### Given task
Every line holding the string "this" should be gathered.

### Items from a data source
┌────────
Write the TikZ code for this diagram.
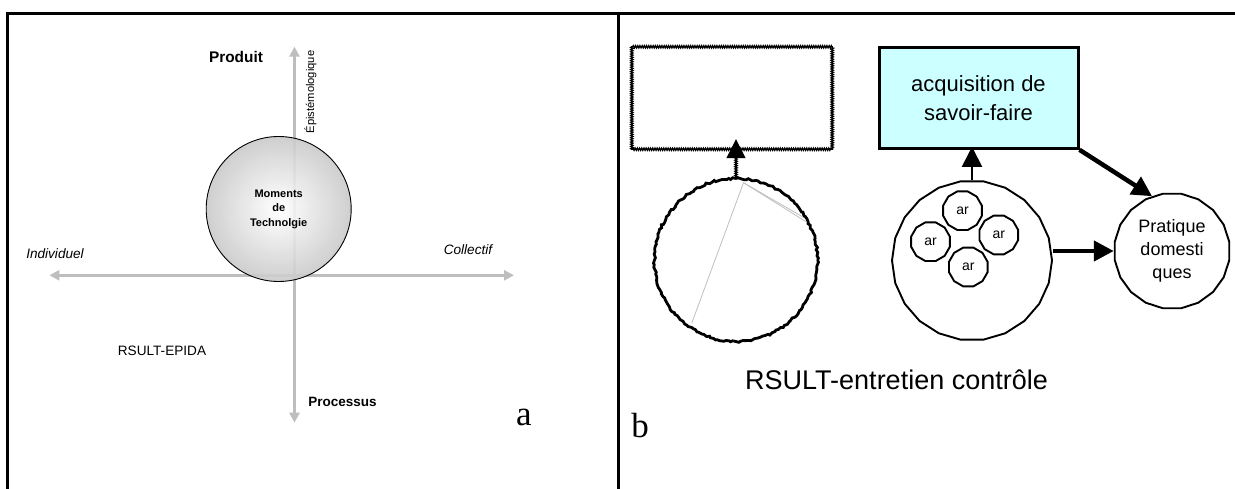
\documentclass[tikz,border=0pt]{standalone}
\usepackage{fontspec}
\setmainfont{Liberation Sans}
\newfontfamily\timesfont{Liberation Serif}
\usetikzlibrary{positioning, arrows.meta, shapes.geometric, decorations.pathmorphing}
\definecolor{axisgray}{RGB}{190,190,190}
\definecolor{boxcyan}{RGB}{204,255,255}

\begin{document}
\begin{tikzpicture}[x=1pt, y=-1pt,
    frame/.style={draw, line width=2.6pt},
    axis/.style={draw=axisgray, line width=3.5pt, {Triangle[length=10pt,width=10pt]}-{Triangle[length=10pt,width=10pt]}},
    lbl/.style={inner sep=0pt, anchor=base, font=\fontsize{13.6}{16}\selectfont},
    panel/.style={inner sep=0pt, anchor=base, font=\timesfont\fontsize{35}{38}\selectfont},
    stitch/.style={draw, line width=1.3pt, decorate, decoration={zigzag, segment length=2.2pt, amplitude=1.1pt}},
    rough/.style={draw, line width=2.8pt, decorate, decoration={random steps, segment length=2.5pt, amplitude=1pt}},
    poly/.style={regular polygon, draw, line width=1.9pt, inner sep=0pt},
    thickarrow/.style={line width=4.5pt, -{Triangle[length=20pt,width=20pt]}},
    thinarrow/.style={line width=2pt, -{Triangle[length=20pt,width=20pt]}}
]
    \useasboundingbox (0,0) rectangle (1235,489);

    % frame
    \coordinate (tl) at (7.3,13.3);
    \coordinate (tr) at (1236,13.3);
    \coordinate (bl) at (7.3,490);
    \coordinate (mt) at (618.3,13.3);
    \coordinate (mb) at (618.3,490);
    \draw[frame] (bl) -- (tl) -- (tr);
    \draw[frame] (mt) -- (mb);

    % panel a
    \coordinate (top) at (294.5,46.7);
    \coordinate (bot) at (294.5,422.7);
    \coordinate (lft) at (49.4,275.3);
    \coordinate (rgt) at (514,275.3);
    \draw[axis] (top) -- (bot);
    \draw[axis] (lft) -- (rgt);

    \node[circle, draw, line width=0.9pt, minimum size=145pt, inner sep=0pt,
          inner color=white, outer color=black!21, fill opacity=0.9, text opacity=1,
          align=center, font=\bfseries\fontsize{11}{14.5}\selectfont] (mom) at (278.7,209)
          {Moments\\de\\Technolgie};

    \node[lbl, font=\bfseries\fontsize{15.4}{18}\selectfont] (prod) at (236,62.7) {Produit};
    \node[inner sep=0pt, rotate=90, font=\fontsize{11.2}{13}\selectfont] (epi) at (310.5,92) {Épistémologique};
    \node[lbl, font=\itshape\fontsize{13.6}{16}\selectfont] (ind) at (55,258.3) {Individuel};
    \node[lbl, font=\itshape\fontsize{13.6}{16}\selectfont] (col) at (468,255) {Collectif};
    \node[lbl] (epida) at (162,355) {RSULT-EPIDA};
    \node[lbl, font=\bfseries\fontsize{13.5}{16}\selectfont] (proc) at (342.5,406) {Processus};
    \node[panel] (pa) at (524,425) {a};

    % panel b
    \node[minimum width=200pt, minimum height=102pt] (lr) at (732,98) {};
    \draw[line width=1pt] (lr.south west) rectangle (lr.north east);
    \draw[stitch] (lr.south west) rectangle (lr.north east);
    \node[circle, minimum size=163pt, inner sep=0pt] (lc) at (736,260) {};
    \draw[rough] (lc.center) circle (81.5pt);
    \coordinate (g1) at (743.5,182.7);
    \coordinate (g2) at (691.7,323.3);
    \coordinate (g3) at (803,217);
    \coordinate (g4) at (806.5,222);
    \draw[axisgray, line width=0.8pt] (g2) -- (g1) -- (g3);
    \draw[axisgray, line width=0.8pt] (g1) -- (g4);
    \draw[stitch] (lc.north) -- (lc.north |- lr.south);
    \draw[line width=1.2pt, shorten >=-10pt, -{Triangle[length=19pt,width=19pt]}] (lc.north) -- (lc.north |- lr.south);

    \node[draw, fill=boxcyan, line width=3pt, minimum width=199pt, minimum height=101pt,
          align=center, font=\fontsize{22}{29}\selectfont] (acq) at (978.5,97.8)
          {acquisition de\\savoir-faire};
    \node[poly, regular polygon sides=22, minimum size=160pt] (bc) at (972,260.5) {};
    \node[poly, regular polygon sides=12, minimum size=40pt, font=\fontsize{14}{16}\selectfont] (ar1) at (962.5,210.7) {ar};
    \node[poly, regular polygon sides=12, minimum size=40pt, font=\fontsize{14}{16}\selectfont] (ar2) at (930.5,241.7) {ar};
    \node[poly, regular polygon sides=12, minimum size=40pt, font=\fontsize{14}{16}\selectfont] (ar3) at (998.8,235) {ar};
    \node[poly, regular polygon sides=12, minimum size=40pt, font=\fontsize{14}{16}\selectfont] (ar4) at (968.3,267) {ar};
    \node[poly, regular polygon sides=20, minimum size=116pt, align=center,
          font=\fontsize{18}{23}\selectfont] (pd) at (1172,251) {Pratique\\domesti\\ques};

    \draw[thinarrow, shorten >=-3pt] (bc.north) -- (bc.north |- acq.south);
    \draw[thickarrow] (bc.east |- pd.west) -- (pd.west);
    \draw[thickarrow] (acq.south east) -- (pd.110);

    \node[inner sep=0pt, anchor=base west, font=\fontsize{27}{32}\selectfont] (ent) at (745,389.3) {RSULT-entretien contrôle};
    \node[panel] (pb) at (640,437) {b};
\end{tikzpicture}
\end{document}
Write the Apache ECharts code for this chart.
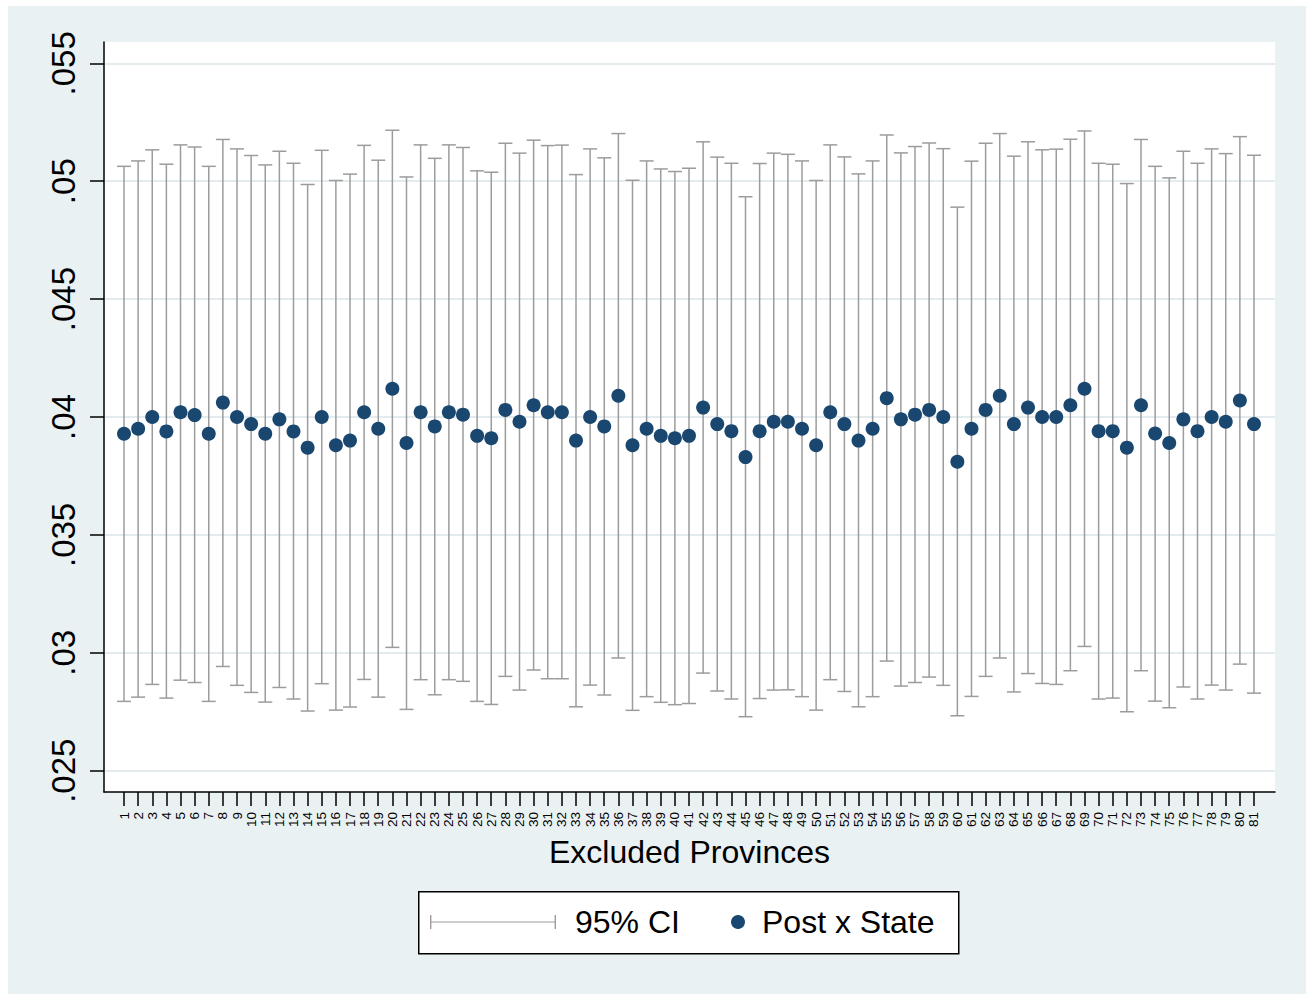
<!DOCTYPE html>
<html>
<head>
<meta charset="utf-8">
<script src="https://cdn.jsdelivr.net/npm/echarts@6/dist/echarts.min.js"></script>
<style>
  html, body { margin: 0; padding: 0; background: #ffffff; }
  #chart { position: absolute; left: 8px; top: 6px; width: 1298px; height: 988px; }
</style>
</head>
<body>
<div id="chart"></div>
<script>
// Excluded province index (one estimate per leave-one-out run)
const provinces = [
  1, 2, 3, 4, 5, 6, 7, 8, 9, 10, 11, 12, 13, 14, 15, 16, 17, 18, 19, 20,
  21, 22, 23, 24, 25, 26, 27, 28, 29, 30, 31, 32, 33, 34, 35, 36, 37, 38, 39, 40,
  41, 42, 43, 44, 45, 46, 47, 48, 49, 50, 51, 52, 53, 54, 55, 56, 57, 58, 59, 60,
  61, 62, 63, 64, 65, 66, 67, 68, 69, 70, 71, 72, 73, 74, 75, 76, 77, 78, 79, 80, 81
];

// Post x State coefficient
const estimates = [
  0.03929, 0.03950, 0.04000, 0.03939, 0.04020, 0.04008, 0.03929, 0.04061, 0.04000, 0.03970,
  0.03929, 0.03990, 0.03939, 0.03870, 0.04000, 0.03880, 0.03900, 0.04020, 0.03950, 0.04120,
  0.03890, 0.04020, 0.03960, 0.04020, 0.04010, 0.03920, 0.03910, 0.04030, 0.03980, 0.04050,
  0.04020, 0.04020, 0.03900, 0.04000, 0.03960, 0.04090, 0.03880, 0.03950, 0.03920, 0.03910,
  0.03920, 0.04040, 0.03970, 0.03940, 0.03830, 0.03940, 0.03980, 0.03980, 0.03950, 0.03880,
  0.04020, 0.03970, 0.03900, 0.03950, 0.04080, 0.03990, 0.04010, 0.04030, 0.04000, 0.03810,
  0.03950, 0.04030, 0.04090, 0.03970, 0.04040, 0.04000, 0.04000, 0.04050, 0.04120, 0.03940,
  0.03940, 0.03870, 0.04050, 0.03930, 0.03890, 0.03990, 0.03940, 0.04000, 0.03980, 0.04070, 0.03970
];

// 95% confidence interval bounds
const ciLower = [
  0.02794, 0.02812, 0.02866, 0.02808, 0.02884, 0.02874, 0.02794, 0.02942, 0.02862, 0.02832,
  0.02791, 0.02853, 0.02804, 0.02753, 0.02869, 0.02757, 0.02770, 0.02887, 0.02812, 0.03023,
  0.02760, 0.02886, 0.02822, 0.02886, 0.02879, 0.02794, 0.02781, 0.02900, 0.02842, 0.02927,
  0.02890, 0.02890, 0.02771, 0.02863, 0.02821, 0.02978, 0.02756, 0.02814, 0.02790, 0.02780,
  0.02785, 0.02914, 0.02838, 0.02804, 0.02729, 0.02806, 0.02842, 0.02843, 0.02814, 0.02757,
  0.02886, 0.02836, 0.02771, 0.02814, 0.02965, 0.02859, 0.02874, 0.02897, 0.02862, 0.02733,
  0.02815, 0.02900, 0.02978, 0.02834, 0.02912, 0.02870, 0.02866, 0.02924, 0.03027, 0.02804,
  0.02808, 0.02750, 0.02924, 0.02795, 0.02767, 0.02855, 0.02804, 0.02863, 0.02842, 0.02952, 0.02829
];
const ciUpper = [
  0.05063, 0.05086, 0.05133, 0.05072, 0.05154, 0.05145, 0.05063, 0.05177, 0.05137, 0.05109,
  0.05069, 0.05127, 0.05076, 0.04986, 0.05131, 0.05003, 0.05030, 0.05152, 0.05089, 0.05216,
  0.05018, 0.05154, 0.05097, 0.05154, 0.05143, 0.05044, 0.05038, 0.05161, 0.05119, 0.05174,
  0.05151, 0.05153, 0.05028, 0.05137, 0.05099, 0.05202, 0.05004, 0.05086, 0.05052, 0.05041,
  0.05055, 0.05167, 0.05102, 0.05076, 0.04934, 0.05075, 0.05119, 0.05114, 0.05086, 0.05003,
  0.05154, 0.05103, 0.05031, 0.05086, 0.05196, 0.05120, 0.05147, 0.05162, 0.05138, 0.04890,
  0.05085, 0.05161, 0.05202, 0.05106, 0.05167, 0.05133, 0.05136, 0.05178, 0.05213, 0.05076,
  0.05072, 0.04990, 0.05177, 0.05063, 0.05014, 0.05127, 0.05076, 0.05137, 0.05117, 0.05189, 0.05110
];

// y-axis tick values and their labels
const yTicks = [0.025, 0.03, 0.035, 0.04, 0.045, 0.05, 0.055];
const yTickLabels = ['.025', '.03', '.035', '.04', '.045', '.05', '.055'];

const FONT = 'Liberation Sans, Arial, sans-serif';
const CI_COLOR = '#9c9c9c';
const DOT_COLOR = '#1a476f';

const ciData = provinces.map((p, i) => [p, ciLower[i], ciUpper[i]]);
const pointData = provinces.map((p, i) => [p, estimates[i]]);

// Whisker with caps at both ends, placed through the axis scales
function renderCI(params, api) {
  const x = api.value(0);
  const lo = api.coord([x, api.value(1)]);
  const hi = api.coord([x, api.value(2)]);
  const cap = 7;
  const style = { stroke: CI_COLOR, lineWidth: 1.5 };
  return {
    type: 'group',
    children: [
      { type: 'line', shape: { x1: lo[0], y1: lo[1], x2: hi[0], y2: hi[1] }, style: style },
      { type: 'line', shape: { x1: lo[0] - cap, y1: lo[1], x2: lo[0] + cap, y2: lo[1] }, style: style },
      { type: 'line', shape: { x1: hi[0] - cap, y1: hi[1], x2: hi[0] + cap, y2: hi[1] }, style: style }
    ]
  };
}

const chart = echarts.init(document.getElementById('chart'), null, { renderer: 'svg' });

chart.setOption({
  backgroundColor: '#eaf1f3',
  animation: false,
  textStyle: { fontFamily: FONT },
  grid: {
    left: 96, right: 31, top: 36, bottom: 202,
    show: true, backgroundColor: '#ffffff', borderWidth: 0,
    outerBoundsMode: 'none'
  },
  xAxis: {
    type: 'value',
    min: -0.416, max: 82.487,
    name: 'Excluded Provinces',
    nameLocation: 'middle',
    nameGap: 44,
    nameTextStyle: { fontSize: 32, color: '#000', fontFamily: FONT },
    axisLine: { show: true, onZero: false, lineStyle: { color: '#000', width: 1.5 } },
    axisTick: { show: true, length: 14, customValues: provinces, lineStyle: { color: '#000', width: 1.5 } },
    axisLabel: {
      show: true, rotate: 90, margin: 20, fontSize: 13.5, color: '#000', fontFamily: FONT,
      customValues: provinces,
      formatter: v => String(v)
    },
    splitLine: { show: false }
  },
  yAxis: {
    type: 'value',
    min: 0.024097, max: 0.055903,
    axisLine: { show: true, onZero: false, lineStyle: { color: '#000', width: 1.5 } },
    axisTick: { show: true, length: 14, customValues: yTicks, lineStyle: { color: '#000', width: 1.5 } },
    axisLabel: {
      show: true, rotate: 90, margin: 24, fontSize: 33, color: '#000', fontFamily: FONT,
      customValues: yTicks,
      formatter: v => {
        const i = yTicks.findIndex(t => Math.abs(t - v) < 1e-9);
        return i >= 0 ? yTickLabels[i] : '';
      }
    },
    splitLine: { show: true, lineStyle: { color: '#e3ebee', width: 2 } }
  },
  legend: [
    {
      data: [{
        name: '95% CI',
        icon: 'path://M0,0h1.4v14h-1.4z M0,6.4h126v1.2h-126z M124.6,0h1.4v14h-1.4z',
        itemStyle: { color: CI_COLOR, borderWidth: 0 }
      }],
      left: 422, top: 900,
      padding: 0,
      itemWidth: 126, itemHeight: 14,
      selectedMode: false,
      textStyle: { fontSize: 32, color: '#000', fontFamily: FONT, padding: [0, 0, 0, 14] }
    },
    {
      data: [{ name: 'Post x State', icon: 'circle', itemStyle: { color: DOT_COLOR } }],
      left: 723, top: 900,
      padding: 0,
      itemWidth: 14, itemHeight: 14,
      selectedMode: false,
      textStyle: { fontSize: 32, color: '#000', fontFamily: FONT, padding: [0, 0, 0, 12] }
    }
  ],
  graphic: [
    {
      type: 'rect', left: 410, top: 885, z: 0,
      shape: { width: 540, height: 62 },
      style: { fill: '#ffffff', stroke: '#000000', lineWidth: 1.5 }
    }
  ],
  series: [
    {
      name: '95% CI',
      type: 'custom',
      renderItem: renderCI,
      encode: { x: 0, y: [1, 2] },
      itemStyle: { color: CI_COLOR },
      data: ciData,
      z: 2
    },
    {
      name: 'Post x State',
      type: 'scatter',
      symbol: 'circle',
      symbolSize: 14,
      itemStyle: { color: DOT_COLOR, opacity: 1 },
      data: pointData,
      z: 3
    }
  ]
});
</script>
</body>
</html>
└────────
### Response to the task
Write the TikZ code for this diagram.
Write the Apache ECharts code for this chart.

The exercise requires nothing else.